Le foie gras, à la fête quand même

[Edito] Entre les crises de grippe aviaire, l’envolée des coûts de production, le boycott de maires écologistes ou encore la problématique du broyage des canetons femelles, le foie gras est en souffrance. Mais pas le foie des Français. Et le Nutri-score ? Euh...

Quatre épidémies en six ans : c’est ce qu’inflige l’Influenza aviaire hautement pathogène (IAHP) à la filière volaille. Une situation qui confine à l’enzootie, comme le relève le CGAAER dans un rapport récent consacré à l’analyse des coûts et bénéfices d’une stratégie vaccinale appliquée aux canards. C’est en effet l’espèce la plus sensible et la filière foie gras se trouve de fait en première ligne.

En cette veille de Noël, personne ne se risque à faire un pronostic sur l’intensité de la quatrième vague (de grippe aviaire). En date du 23 décembre, 16 foyers ont été identifiés dans des élevages, moitié dans le département du Nord, moitié dans le Sud-Ouest. C’est peu ou prou le même nombre que l’an passé à la même date. On sait ce qu’il advint ensuite. La maladie a explosé en janvier, avec des pics de contamination de 130 foyers la première semaine. Près de 500 foyers plus tard, plus de 3 millions de canards ont été abattus. La production de foie gras a chuté de 22%. L’Etat a versé plus de 200 millions d’euros d’indemnisations.

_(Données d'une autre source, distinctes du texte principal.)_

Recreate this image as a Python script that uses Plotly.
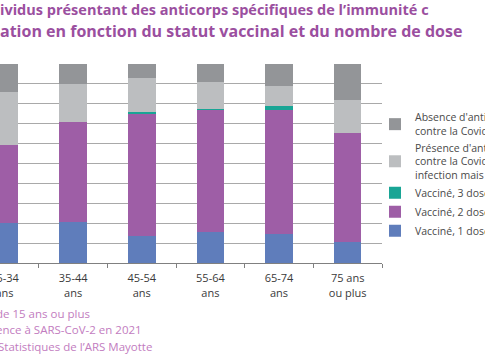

S’il n’y avait que la grippe aviaire

Ceci explique pourquoi le ministère de l’Agriculture a décidé de revoir le cadre réglementaire et sanitaire, consistant, pour faire court, à confiner toutes les volailles de France et de Navarre en situation de risque élevé. La mesure a fait piailler les éleveurs de plein air, non sans raisons. Autant dire que la campagne en cours fait office de crash-test.

Mais il n’y a pas que la grippe aviaire. La filière foie gras affronte d’autres périls telle l’envolée des coûts de production, due à l’inflation des prix de l’aliment et aux nouvelles règles de biosécurité.

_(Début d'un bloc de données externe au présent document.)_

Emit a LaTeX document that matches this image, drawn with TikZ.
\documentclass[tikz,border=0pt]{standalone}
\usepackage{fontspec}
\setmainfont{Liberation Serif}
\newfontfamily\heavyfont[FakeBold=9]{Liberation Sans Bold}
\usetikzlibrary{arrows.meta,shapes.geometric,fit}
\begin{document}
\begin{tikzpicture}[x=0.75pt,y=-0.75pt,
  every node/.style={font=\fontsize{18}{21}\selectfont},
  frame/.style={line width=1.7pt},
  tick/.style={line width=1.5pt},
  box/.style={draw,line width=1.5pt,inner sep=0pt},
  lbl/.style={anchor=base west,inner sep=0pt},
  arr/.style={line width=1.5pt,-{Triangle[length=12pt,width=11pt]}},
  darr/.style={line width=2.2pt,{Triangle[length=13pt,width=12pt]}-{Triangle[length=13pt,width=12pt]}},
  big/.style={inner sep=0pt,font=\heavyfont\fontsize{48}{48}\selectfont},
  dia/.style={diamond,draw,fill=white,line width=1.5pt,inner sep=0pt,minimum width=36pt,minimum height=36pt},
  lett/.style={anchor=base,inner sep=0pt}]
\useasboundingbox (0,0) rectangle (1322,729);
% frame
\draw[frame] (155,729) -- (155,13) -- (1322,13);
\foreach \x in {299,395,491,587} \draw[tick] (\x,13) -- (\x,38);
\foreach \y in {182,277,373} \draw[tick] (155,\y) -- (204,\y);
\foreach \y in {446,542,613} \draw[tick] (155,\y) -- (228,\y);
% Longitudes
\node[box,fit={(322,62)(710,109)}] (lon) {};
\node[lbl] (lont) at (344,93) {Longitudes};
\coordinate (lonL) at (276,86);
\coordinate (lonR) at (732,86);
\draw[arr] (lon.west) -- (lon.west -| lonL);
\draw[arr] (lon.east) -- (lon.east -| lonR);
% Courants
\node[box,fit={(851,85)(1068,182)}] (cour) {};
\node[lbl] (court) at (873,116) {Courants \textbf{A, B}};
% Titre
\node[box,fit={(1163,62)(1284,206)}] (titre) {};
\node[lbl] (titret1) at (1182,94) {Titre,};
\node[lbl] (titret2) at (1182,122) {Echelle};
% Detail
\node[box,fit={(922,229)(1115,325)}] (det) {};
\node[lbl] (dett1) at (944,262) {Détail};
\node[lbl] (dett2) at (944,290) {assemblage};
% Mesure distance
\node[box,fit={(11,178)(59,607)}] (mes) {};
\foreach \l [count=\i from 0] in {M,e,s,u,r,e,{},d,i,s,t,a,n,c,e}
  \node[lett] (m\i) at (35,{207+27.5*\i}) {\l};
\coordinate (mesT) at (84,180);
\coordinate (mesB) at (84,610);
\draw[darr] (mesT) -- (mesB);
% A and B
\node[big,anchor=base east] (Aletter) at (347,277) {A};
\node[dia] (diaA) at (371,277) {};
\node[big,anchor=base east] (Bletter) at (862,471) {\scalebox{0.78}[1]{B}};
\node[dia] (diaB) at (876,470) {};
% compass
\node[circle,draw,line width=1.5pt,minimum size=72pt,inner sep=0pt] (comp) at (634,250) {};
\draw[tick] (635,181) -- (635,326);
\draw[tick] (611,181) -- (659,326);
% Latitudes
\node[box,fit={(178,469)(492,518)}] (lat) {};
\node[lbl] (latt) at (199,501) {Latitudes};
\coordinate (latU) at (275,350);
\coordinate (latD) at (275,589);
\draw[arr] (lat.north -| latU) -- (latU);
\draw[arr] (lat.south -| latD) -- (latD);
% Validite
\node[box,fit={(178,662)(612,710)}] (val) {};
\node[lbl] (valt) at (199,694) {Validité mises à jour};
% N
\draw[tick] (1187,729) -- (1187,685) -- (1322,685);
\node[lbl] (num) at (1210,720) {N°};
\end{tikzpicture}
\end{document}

Un autre gros défi réside dans l’acceptation sociétale. On n’est plus en 2500 avant JC, première datation de la pratique du gavage. La virulence en la matière s’accroit. La dernière piqure est venue de municipalités à majorité écologiste, bannissant le foie gras des réceptions officielles. Mais c’est Delta et Omicron qui se sont invités à la fête...

Le Covid justement, cette autre maladie à virus et à succès qui, l’an passé, a coupé les ailes à de nombreux débouchés, après que la loi Egalim a serré le jabot aux promotions, finalement sauvées par une dérogation. Le broyage des canetons femelles est un autre spectre planant à bas bruit. A surveiller comme une fiente de grue cendrée tombant du ciel.

La foi dans le foie gras

Le foie gras a cependant les reins solides. Face à tous ces oiseaux de mauvais augure, la filière n’a pas son pareil pour mobiliser sa basse-cour, jusqu’à la Chambre haute. Le 16 décembre, la Commission des affaires économiques du Sénat est montée au perchoir pour soutenir les producteurs. Après tout, le foie gras est depuis 2006 un « produit du patrimoine culturel et gastronomique français » et protégé en tant que tel. Il y aussi 100 000 emplois en jeu. Du côté de l’interprofession, on se rassure à coup de sondages. La dernière enquête, datant de quelques semaines, indique que 91% des Français déclarent consommer du foie gras. A Noël, ils (nous) seront (serons) 75% à en déguster, c’est deux points de plus qu’en 2020. Les Lyonnais, dont le maire a tiré une croix dessus, seront 78%. Trois points de plus que la moyenne ! En 2021 après JC, la foi dans le foie gras ne se dément pas. Malgré la note « E » au Nutri-score.